▶ Task details
Collect each line of the records containing the string "this".

▶ Provided data
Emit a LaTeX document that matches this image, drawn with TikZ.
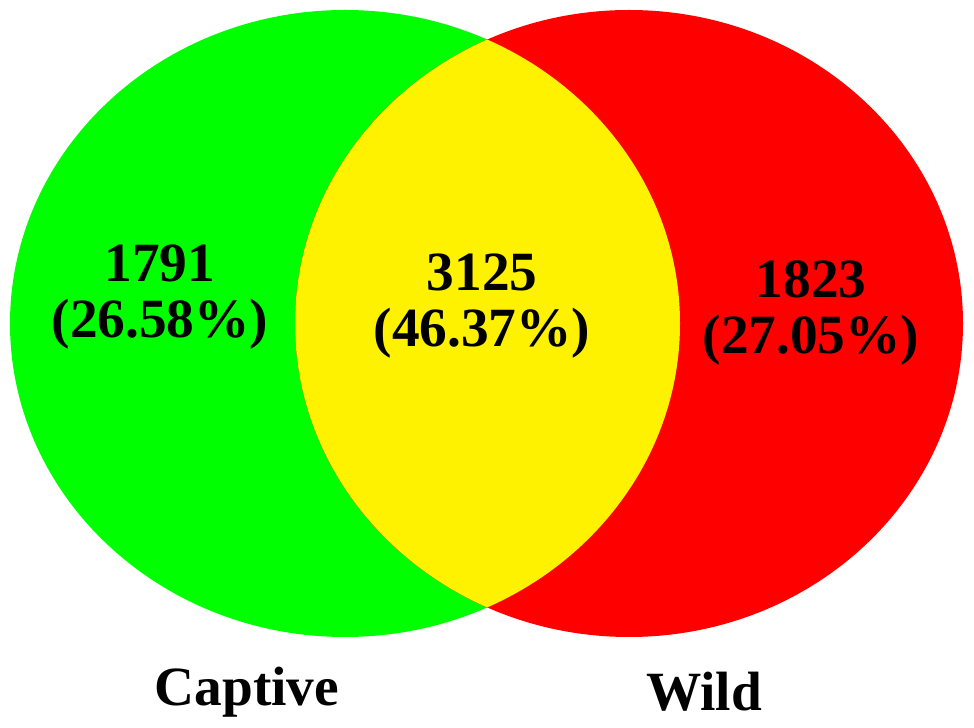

* * *

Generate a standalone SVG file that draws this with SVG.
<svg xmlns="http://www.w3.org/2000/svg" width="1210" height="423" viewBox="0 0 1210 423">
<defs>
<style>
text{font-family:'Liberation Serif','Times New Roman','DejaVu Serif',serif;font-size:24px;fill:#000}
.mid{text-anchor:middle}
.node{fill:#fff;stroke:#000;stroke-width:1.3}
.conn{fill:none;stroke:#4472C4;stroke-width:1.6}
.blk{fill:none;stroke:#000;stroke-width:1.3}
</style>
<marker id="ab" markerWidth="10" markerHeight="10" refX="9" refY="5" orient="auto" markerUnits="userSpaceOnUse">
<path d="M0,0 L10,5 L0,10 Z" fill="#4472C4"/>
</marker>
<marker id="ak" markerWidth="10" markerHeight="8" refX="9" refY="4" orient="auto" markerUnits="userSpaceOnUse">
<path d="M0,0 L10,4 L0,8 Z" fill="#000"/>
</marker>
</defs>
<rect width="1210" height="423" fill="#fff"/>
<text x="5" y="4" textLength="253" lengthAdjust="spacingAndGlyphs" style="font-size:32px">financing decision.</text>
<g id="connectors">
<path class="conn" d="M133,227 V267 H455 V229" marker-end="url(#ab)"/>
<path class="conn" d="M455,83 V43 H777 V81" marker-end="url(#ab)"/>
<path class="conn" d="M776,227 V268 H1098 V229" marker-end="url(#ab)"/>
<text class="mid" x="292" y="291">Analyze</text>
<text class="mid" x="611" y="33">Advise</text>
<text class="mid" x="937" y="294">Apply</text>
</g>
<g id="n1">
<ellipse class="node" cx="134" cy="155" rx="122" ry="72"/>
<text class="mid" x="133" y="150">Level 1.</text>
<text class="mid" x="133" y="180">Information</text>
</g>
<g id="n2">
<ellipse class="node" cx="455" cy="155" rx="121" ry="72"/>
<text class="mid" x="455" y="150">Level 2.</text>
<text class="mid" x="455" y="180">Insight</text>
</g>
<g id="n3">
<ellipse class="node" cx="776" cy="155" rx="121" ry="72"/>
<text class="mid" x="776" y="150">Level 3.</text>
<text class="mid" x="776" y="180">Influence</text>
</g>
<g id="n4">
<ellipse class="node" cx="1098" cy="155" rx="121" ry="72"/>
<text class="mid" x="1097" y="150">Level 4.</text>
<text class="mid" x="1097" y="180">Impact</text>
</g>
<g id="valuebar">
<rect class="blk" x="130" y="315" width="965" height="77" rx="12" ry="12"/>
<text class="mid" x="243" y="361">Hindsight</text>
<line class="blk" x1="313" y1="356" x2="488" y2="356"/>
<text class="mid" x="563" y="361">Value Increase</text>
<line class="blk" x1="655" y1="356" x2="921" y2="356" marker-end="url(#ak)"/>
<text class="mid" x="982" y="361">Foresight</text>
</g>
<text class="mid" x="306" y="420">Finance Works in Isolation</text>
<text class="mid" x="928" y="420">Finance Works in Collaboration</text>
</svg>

▶ Response
Emit a LaTeX document that matches this image, drawn with TikZ.
Generate a standalone SVG file that draws this with SVG.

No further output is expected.